--- Start of Dataset extract ---

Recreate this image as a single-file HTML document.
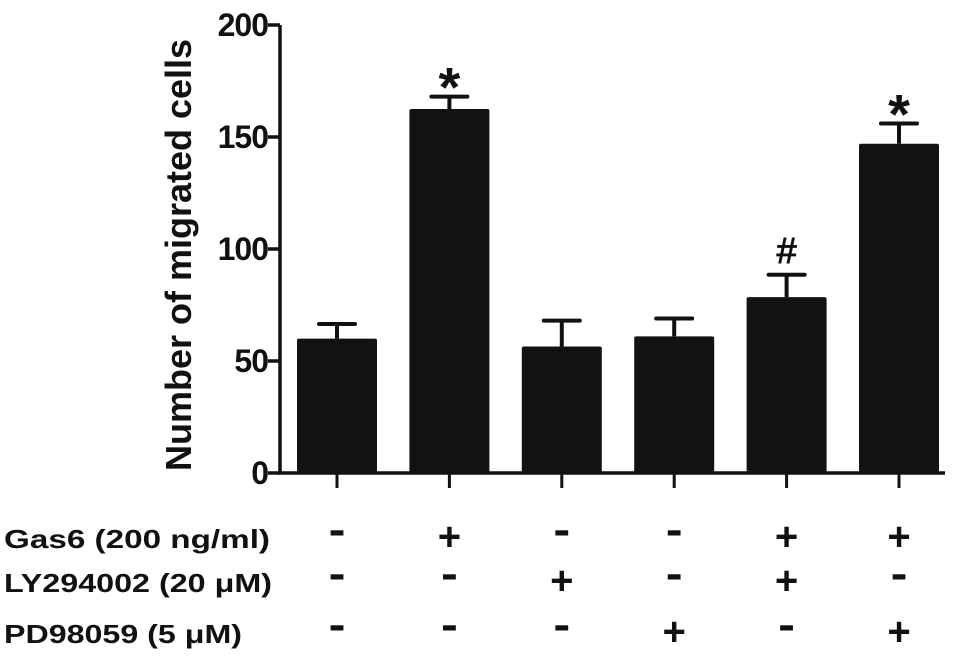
<!DOCTYPE html>
<html><head><meta charset="utf-8"><style>
body{margin:0;background:#fff;}
svg{display:block;font-family:"Liberation Sans",Arial,sans-serif;font-weight:bold;}
</style></head><body>
<svg id="chart" width="969" height="665" viewBox="0 0 969 665"></svg>
<script>
const categories=["G1","G2","G3","G4","G5","G6"];
const means=[60,162.5,56.5,61,78.5,147];
const errors=[6.5,5.5,11.5,8,10,9];
const marks=["","*","","","#","*"];
const yTicks=[0,50,100,150,200];
const gas6=["-","+","-","-","+","+"];
const ly=["-","-","+","-","+","-"];
const pd=["-","-","-","+","-","+"];
const rowLabels=["Gas6 (200 ng/ml)","LY294002 (20 μM)","PD98059 (5 μM)"];
const rowLens=[266,268,238];

const svg=document.getElementById('chart');
const NS="http://www.w3.org/2000/svg";
const y0=473,yTop=25,axX=280;
const yS=v=>y0-(v/200)*(y0-yTop);
const xS=i=>337+i*112.4;
const bw=80;
function mk(t,a){const e=document.createElementNS(NS,t);for(const k in a)e.setAttribute(k,a[k]);svg.appendChild(e);return e;}
let e;
e=mk('line',{x1:axX,y1:yTop,x2:axX,y2:y0+1.5,stroke:'#111','stroke-width':3.5});


e=mk('line',{x1:axX-2,y1:y0,x2:945,y2:y0,stroke:'#111','stroke-width':3.5});


yTicks.forEach(v=>{
 e=mk('line',{x1:axX-12,y1:yS(v),x2:axX,y2:yS(v),stroke:'#111','stroke-width':3.5});
 
 
 e=mk('text',{x:axX-12,y:yS(v)+11,'text-anchor':'end','font-size':32,fill:'#111','letter-spacing':-1});
 e.textContent=v;
 
 
});
e=mk('text',{x:0,y:0,'text-anchor':'middle','font-size':36,fill:'#111',transform:'translate(191,255) rotate(-90)'});
e.textContent='Number of migrated cells';


categories.forEach((c,i)=>{
 const cx=xS(i),top=yS(means[i]),et=yS(means[i]+errors[i]);
 e=mk('line',{x1:cx,y1:et,x2:cx,y2:top,stroke:'#111','stroke-width':4});
 
 
 e=mk('line',{x1:cx-18,y1:et,x2:cx+18,y2:et,stroke:'#111','stroke-width':4,'stroke-linecap':'round'});
 
 
 e=mk('rect',{x:cx-bw/2,y:top,width:bw,height:y0-top,fill:'#121212',rx:2});
 
 
 e=mk('line',{x1:cx,y1:y0,x2:cx,y2:y0+15,stroke:'#111','stroke-width':3});
 
 
 if(marks[i]){
  const star=marks[i]=='*';
  e=mk('text',{x:cx,y:et-(star?-10:12),'text-anchor':'middle','font-size':star?56:36,'font-weight':star?'bold':'normal',fill:'#111',stroke:star?'none':'#111','stroke-width':1});
  e.textContent=marks[i];
  
  
 }
 [gas6,ly,pd].forEach((row,r)=>{
  const minus=row[i]=='-';
  e=mk('text',{x:cx,y:[550,594,645][r]-(minus?6:0),'text-anchor':'middle','font-size':minus?44:40,fill:'#111',transform:minus?`translate(${cx} 0) scale(1.15 1) translate(${-cx} 0)`:''});
  e.textContent=minus?'-':'+';
  
  
 });
});
rowLabels.forEach((t,r)=>{
 e=mk('text',{x:4,y:[548,592,643][r],'font-size':26,fill:'#111',textLength:rowLens[r],lengthAdjust:'spacingAndGlyphs'});
 e.textContent=t;
 
 
});
</script>
</body></html>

--- End of Dataset extract ---

→ **What is expected**:
Exactly as written, please give again the lines from the beginning of the listing through the line containing "const rowLens=[266,268,238];", inclusive, without any pictures.

→ **Written solution**:
Recreate this image as a single-file HTML document.
<!DOCTYPE html>
<html><head><meta charset="utf-8"><style>
body{margin:0;background:#fff;}
svg{display:block;font-family:"Liberation Sans",Arial,sans-serif;font-weight:bold;}
</style></head><body>
<svg id="chart" width="969" height="665" viewBox="0 0 969 665"></svg>
<script>
const categories=["G1","G2","G3","G4","G5","G6"];
const means=[60,162.5,56.5,61,78.5,147];
const errors=[6.5,5.5,11.5,8,10,9];
const marks=["","*","","","#","*"];
const yTicks=[0,50,100,150,200];
const gas6=["-","+","-","-","+","+"];
const ly=["-","-","+","-","+","-"];
const pd=["-","-","-","+","-","+"];
const rowLabels=["Gas6 (200 ng/ml)","LY294002 (20 μM)","PD98059 (5 μM)"];
const rowLens=[266,268,238];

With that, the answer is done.